● **Set exercise**: How many lines in these records hold the string "this"? Reply with the number alone.

--- Start Records supplied ---

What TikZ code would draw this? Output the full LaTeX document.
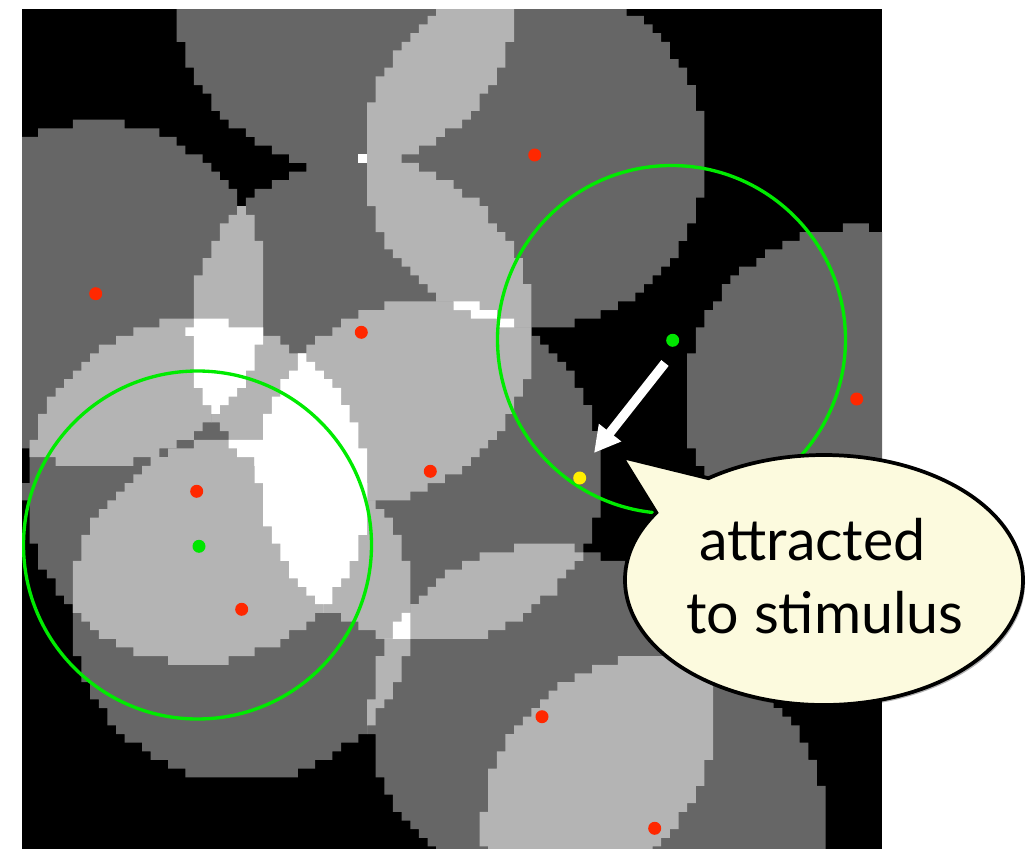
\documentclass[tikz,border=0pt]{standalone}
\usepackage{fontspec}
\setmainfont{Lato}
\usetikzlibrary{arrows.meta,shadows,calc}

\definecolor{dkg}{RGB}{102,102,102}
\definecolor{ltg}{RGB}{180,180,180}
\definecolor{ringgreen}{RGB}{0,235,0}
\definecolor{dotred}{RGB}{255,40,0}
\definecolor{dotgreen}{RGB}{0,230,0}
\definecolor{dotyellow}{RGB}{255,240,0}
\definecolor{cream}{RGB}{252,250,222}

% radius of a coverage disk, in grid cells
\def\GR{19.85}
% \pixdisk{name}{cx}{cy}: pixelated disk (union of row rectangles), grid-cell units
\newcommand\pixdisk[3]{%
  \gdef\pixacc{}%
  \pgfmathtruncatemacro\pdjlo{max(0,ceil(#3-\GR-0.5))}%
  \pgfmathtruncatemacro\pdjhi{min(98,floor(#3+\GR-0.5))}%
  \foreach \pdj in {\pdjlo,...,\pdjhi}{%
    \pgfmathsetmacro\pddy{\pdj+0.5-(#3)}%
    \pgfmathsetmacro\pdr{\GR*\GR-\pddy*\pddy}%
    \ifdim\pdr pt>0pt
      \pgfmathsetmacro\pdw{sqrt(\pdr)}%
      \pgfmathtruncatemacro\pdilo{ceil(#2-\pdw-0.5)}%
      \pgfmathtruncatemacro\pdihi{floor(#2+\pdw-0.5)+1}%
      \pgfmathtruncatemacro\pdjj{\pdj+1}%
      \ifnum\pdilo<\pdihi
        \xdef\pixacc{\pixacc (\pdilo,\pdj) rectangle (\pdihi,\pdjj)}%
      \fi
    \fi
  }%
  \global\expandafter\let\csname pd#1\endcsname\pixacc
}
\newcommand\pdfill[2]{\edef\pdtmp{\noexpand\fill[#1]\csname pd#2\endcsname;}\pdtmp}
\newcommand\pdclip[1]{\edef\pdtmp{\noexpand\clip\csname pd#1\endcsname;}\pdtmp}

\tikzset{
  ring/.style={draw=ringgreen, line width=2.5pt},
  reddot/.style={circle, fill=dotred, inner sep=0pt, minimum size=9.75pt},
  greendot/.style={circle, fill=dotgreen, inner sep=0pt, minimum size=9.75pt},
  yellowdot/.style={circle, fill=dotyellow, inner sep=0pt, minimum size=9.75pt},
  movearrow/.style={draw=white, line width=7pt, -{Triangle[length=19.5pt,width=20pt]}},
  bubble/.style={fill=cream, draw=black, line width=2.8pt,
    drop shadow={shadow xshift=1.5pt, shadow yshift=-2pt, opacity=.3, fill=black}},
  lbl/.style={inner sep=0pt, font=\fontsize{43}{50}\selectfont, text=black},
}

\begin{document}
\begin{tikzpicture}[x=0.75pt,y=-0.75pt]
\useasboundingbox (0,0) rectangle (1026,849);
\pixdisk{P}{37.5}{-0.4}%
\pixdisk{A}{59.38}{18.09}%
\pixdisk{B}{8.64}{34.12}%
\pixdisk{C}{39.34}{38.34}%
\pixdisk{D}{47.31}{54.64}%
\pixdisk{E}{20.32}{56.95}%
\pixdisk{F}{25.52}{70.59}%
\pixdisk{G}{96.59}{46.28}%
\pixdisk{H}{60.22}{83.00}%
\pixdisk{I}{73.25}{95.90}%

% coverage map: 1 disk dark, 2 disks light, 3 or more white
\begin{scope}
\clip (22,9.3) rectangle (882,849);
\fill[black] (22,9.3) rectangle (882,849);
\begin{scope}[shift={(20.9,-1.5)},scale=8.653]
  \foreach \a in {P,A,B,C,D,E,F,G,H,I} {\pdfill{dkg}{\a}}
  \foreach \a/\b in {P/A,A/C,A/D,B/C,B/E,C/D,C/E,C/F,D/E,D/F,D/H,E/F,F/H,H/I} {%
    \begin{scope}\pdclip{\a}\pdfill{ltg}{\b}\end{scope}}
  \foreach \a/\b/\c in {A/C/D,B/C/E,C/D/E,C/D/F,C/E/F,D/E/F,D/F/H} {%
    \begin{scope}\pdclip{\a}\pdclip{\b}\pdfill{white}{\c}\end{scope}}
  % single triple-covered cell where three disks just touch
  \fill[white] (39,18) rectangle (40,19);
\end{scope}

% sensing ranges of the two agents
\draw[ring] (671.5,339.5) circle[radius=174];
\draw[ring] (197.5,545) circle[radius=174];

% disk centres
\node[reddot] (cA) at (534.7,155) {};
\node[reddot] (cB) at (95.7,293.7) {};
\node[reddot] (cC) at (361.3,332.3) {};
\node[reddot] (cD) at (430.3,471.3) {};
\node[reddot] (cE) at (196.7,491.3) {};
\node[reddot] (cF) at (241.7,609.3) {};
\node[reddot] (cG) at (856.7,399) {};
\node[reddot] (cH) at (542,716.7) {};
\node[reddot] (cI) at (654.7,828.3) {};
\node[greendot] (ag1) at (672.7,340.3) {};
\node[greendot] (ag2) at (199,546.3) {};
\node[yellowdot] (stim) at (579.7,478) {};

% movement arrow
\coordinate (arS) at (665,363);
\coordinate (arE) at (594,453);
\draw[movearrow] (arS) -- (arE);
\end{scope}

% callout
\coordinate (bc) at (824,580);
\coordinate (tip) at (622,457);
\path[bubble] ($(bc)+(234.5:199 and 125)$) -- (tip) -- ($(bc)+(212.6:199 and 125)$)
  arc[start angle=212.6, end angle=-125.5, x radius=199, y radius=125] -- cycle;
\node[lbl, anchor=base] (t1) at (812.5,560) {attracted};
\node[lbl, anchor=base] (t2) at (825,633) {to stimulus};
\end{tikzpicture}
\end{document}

--- End Records supplied ---
--- Start Records supplied ---

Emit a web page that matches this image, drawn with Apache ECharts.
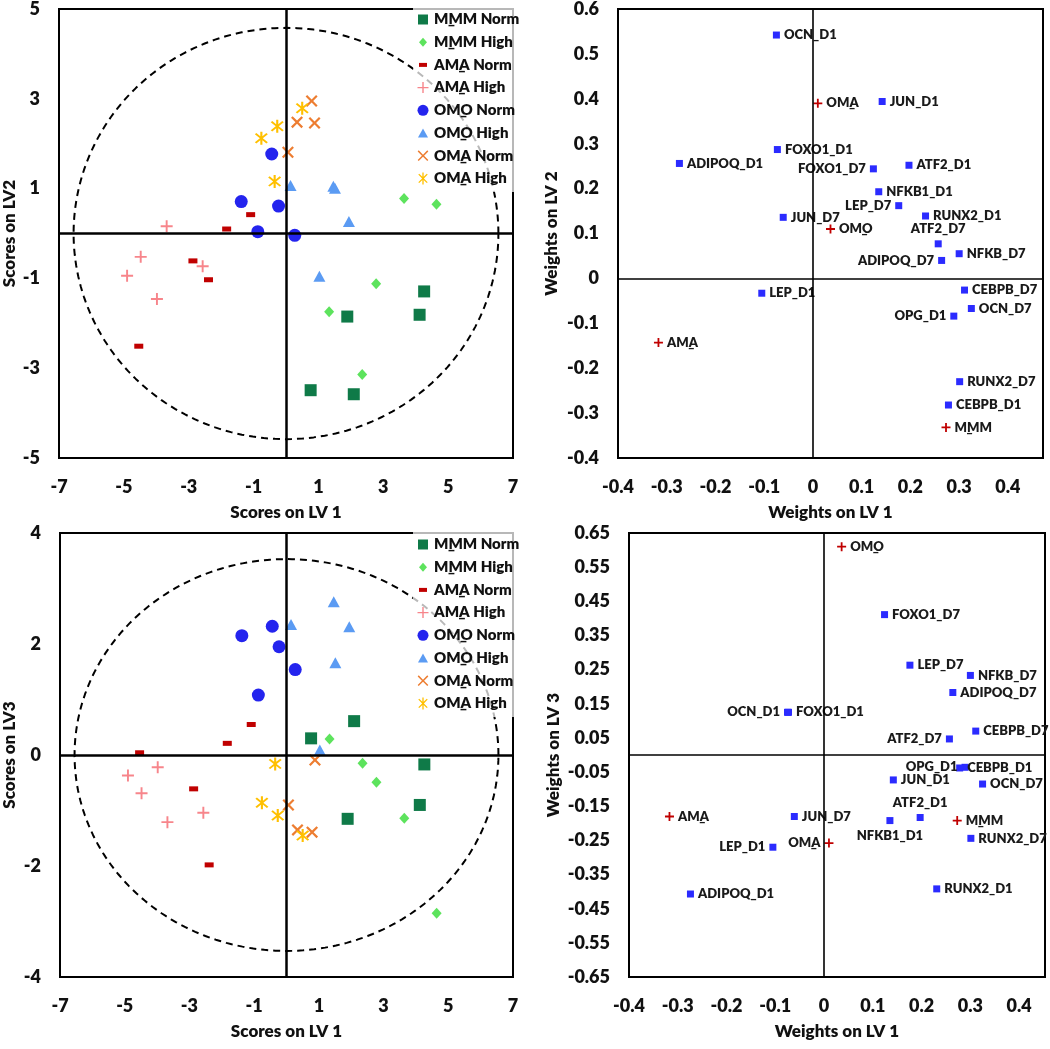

--- End Records supplied ---

● **Output**: 2